Just want to echo the positivity already posted..
I'm told that once the suicidally depressed make their mind up to kill themselves there's nothing that the rest of us can do to change it.
My best mate's Dad killed himself; and whilst we, who thought we knew him as a great role model, and a fundamentally sound bloke, in our childhoods, realised we didn't know him that well; the nagging thought was, naturally, whether we could have done anything. His funeral was even worse, when all the groups of his friends & acquaintances were there, and the unspoken sense of incomprehension about it was immense. I can't imagine how his family took it, some things are too big to comprehend.
It's always "wrong", it never ever makes sense. And there are always a group of people left wishing they could have done something different which would have changed things. Which isn't to say stop caring, but just to be aware that there are limits to what any of us could affect.
I've mentioned this before
but my dad finally killed himself five years ago. I say finally, as he first attempted suicide when I was 18. I like to think I got a bonus 12 years with him.
At the time - and for years afterwards, I felt like I was somehow to blame, like I could have done more to save or protect him. Of course it wasn't the case, but it took a long time for me to accept that.
Another person close to me has also been hospitalised with depression. She'd phone me daily, and cry on the phone for hours on end. The day she phoned me whispering "I'm hiding in a bush, I'm too scared to leave it", was the day I managed to persuade her that she needed some help. I love this person more than life itself, but she's told me that if I want to stay in her life, I have to accept the fact that one day she'll probably kill herself, and it'll be her decision alone and that I won't be able to stop her. This is utterly hideous to accept, but accept it I must. Happily, she's doing really well at the moment.
If there's someone in your life who's depressed, all you can do is to offer your support, love and friendship, but understand that you can't save someone on their behalf. And do treasure your loved ones while you can.
*siiiiiiiiiiiiiiigh*
oh god I could do with a hug now.
much love to you all. xxxx
As everyone is sharing (and l can relate to Hanna's post)
My mother tried to kill herself for years. Sometimes it was obviously a cry for help, as she would walk into my bedroom saying 'look what l have done - l can't take it any longer'after she had slashed her wrists and throat. Other times, l stumbled upon her after her attempts. This went on from when I was 11 or so until I was 22. You can't blame yourself, and if the person involved is going to do it, they will, all you can do is prolong it. Some people get over it (my mother did, and died in old age) but lots of people do not. Give all the support you can, but ultimately, you are not responsible for their lives (or loss of life).
Monty...
just thank Christ you weren,t affected by the Carbon Monoxide yourself...as a heating engineer i come across it a lot during investigations of faulty appliances, often reported by neighbours adjacent to where the actual fault is.
Back when I was a lad..
Two women who lived in our street took their lives. A couple of years separated the events but both affected my mum deeply. She always felt that she should or could have done something.

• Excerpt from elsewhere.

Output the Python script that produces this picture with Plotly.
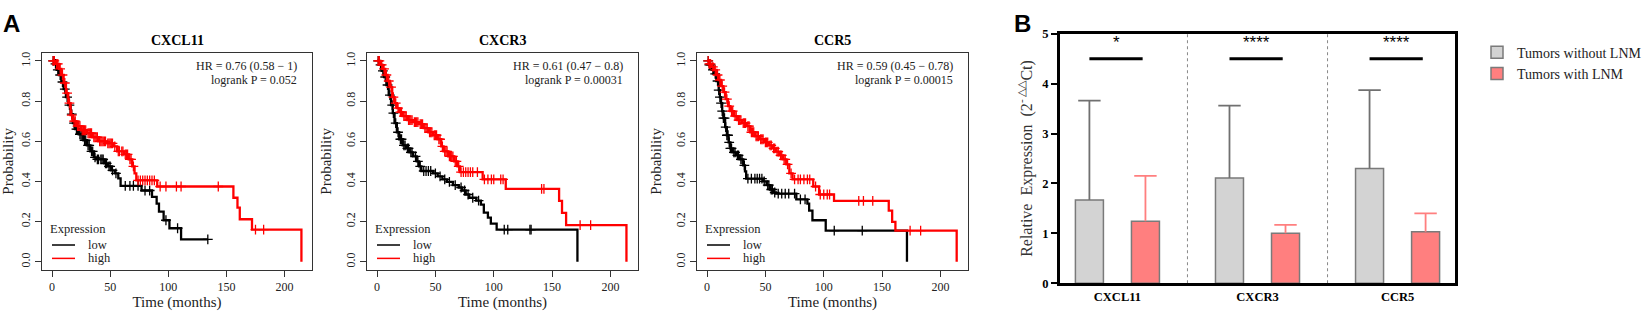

Where I now live, a strange couple live opposite. The wife interacts with no-one, shunning all contact. The husband is similarly rather reticent, but not to the same extent. And I wonder. Are they happy living their lives like this? Are they just chronically shy? Will we soon be looking at a horror scenario as per Uncle Monty's? They have two teenaged kids, both of whom seem very normal, happy, well-adjusted people. It is an odd scenario.